The GDPR is clear in when it will apply in certain circumstances. For example, if an employee proffers a vaccination card to their employer to prove that they have been vaccinated then the employer viewing that information will not constitute ‘processing’ and will therefore not be caught by the GDPR. However, if the employer then records that information in notes (either hard copy or on a computer system) then that is ‘processing’ and therefore will be caught by the GDPR.


It is important to recognise when the GDPR will apply in order not to fall foul of the law.


How the information should be used


When the employer makes use of the information collected, the ICO (Information Commissioner’s Office) Guidance requires that employees should not be treated unfairly or in an unjustified way as a result. The information should only be used for the purposes that are stated in the privacy notice.


When recording the information that has been collected, the GDPR requires that it is done accurately. It is also a requirement that the collection and, more importantly, storage of the information is secure.


ICO Guidance states that the duty of confidentiality should be respected, and vaccine status should not be routinely disclosed unless there is a legitimate and necessary reason.


It should also not be kept for longer than needed. For most employers, a simple check of vaccination status would be all that was required and there would be no reason to keep the information. Any retention of records would need to be justified (and the threshold for justification is a high one).


If the use of the information is likely to put the individuals concerned at high risk of a negative consequence or outcome, for example loss of employment, or denial of access to job opportunities, then the employer will need to draft a Data Protection Impact Assessment.

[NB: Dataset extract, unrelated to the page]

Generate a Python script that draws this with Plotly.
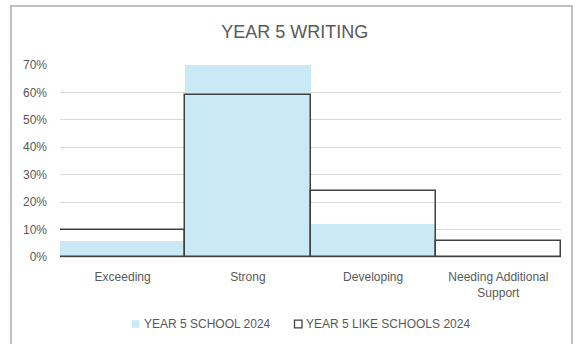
import plotly.graph_objects as go

categories = ["Exceeding", "Strong", "Developing", "Needing Additional<br>Support"]
school_2024 = [0.06, 0.72, 0.12, 0.0]
like_schools_2024 = [0.10, 0.59, 0.24, 0.06]
series_names = ["YEAR 5 SCHOOL 2024", "YEAR 5 LIKE SCHOOLS 2024"]
y_ticks = [0, 0.1, 0.2, 0.3, 0.4, 0.5, 0.6, 0.7]

FONT = "Liberation Sans, Arial, sans-serif"
GRAY = "#595959"
BLUE = "#c9e9f5"
DARK = "#404040"

fig = go.Figure()
fig.add_trace(go.Bar(
    x=categories, y=school_2024, name=series_names[0],
    marker=dict(color=BLUE, line=dict(width=0)), showlegend=False,
))
fig.add_trace(go.Bar(
    x=categories, y=like_schools_2024, name=series_names[1],
    marker=dict(color="rgba(0,0,0,0)", line=dict(color=DARK, width=1.5)),
    showlegend=False,
))

L, R, T, B = 60, 17, 65, 87
W, H = 578, 344
pw, ph = W - L - R, H - T - B

def px_x(x):
    return (x - L) / pw

def px_y(y):
    return (H - B - y) / ph

# custom legend (swatch + label) to mimic the compact Excel legend
legend_y = 324
shapes = [
    dict(type="rect", xref="paper", yref="paper",
         x0=px_x(11), x1=px_x(572), y0=px_y(350), y1=px_y(6),
         line=dict(color="#c0c0c0", width=2), layer="below"),
    dict(type="rect", xref="paper", yref="paper",
         x0=px_x(132), x1=px_x(139.5), y0=px_y(legend_y + 3.8), y1=px_y(legend_y - 3.8),
         fillcolor=BLUE, line=dict(width=0)),
    dict(type="rect", xref="paper", yref="paper",
         x0=px_x(294.5), x1=px_x(302), y0=px_y(legend_y + 3.8), y1=px_y(legend_y - 3.8),
         fillcolor="white", line=dict(color=DARK, width=1.3)),
]
annotations = [
    dict(text=series_names[0], xref="paper", yref="paper", x=px_x(142), y=px_y(legend_y),
         xanchor="left", yanchor="middle", showarrow=False,
         font=dict(family=FONT, size=12, color=GRAY)),
    dict(text=series_names[1], xref="paper", yref="paper", x=px_x(304), y=px_y(legend_y),
         xanchor="left", yanchor="middle", showarrow=False,
         font=dict(family=FONT, size=12, color=GRAY)),
]

fig.update_layout(
    width=W, height=H,
    margin=dict(l=L, r=R, t=T, b=B, pad=0),
    paper_bgcolor="white", plot_bgcolor="white",
    barmode="overlay", bargap=0,
    font=dict(family=FONT, size=12, color=GRAY),
    title=dict(text="YEAR 5 WRITING", x=0.51, xanchor="center",
               y=1 - 32 / H, yanchor="middle",
               font=dict(family=FONT, size=18, color=GRAY)),
    showlegend=False,
    xaxis=dict(showgrid=False, showline=False, ticks="", automargin=False,
               ticklabelstandoff=11,
               tickfont=dict(family=FONT, size=12, color=GRAY)),
    yaxis=dict(range=[0, 0.7], tickvals=y_ticks, tickformat=".0%",
               showgrid=True, gridcolor="#d9d9d9", gridwidth=1,
               zeroline=True, zerolinecolor="#d9d9d9", zerolinewidth=1,
               showline=False, ticks="", ticklabelstandoff=12, automargin=False,
               tickfont=dict(family=FONT, size=12, color=GRAY)),
    shapes=shapes,
    annotations=annotations,
)

fig.write_html("out.html")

Review of policies and practices


If the past 18 months have taught us anything, it’s that government guidance can change, often almost overnight. It then follows that the amount and type of information that employers feel they need now may well alter significantly over (often) a short period of time depending on the latest government line. Employers therefore need to monitor both government guidance and scientific advice as it is updated and review their policies and procedures as often as new guidance is issued to ensure continued compliance with the law.